On Friday morning, I got the news that a terrorist organisation called Ansarul Khilafa from Kerala owing allegiance to the Islamic State (IS) had issued a death threat against me on its Facebook page. By the evening, I got the news of the attack by Islamic terrorists in a Dhaka cafe. I was worried for my life for a while. But then, my concerns turned to the lives of the hostages at the Holey Artisan Bakery.
Bangladesh has already become an Islamic fundamentalist nation. Atheists, secularists, rationalists, bloggers, professors, students, homosexuals, Shias, Ahmadiyas, Hindus, Buddhists and Christians are being hacked to death by Islamic terrorists. They kill without fear because the government hardly takes any action against the perpetrators.
Guilty Until Proven Guilty
Instead, victims get threatened by the government. The latter accuses freethinkers of hurting the religious sentiments of Muslims. This is an overt endorsement of the danse macabre conducted on a regular basis by Islamic obscurantists.
Section 57 of Bangladesh’s Information and Communication Technology Act, 2006 — that allows the arrest without a warrant of any person who “deliberately publishes any material in electronic form that causes to deteriorate law and order, prejudice the image of the state or person or causes to hurt religious belief” — was introduced for one simple purpose: to gag freedom of expression.
Many bloggers left Bangladesh out of fear. Many stopped expressing their views. No critical analysis of Islam or even Islamic fundamentalism is possible in Bangladesh any more.
The terrorists at the Dhaka café were 20-25 years old. They were not poor, not illiterate. Heavily indoctrinated in Islam, they shouted ‘Allahu Akbar’ while slaughtering people. Those who could recite a Koranic verse were spared. The others were tortured and hacked to death with machetes.
Those terrorists have nothing but religion. They behaved well with hostages in hijab and hacked non-hijabis — including two Bangladeshi Muslim women, Ishrat Akhand and Abinta Kabir — to death. Faraz Hussain, a Bangladesh-born US citizen, was also among the dead. Tarushi Jain, a 19-year-old University of California student from India, was hacked to death.
Twenty-eight people were killed, among them 20 were foreigners. Young men have been brainwashed with Islam at home, madrasas and mosques. They have been fed the belief that non-believers, non-Muslims and critics of Islam should be exterminated.
By killing them, they are successfully taught, they will go to heaven. They have also been taught that ‘jihad’ is mandatory for every Muslim and Muslims should turn Darul Harb (the Land of the Enemy) into Darul Islam (the Land of Islam).
There is no point trying to confuse the issue by saying that poverty, frustration, lack of jobs and the absence of hope force people to become terrorists.
It is the other way around. We are often seeing rich and literate, highly qualified professionals becoming terrorists. They join the IS because they know they will be at liberty to do whatever they wish to do, sanctioned to rape and kill and torture.

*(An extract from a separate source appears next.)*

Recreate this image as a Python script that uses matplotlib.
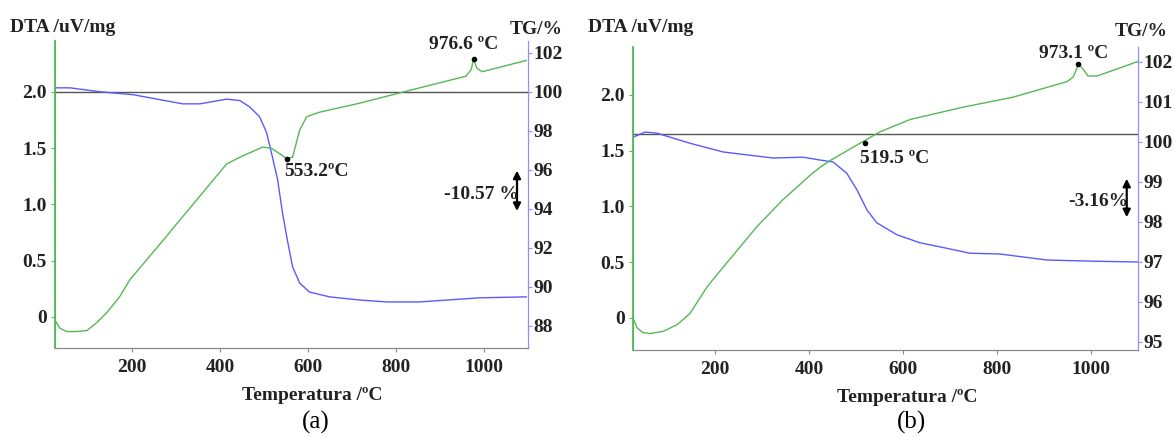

Many organisations and institutions in Bangladesh have been funded by Islamic fundamentalists from rich Arab countries for decades. Already, madrasas and mosques are breeding grounds for Islamic fundamentalists.
Islamisation in Bangladesh started not long after its creation in 1971. It is tragic that Bangladesh, whose very birth was based on secularism and the rejection of the ‘two-nation’ theory, has degenerated into an Islamic fundamentalist country. And the government is to blame for its wilful failure to contain fundamentalism.
My Way or Fly Away
In the early 1990s, when I was attacked by Islamic fundamentalists, a fatwa was issued against me, a price set on my head, hundreds of thousands of Muslim fundamentalists took to the street demanding my execution, the intellectuals remained silent. Instead of
cracking down on the fundamentalists, the government filed a case against me on the charges of hurting the religious feelings of people.
I was forced to leave the country. That was the beginning of what today’s Bangladesh is: full of religionists, fundamentalists, hijabis, burqawalis, an atavistic medieval country.
Without allowing the criticism of Islam, it will be difficult for Muslim countries to separate the state and religion, to make personal laws based on equality, to have a secular education. And if this does not happen, Muslim countries will remain in darkness forever, breeding people indoctrinated by religion to not tolerate any differences, and where women will never enjoy the right to live as complete human beings.
People like to believe that Islam is a religion of peace. I, however, have witnessed the opposite since my childhood.
The time has come for people to tell the truth and listen to it without equivocating: Islam and Islamic fundamentalism don’t have so many differences. Islam isn’t compatible with democracy, human rights, women’s rights, freedom of expression.
You will not be able to kill terrorism by killing terrorists. You have to kill its root cause. You have to stop brainwashing children with religion.
It is every sane person’s duty to make insane people sane.
But in the present scenario, the voice of sanity is a cry in wilderness. This has to be changed. Good and sensible people must speak up. Because the silence of the good is the strength of the bad.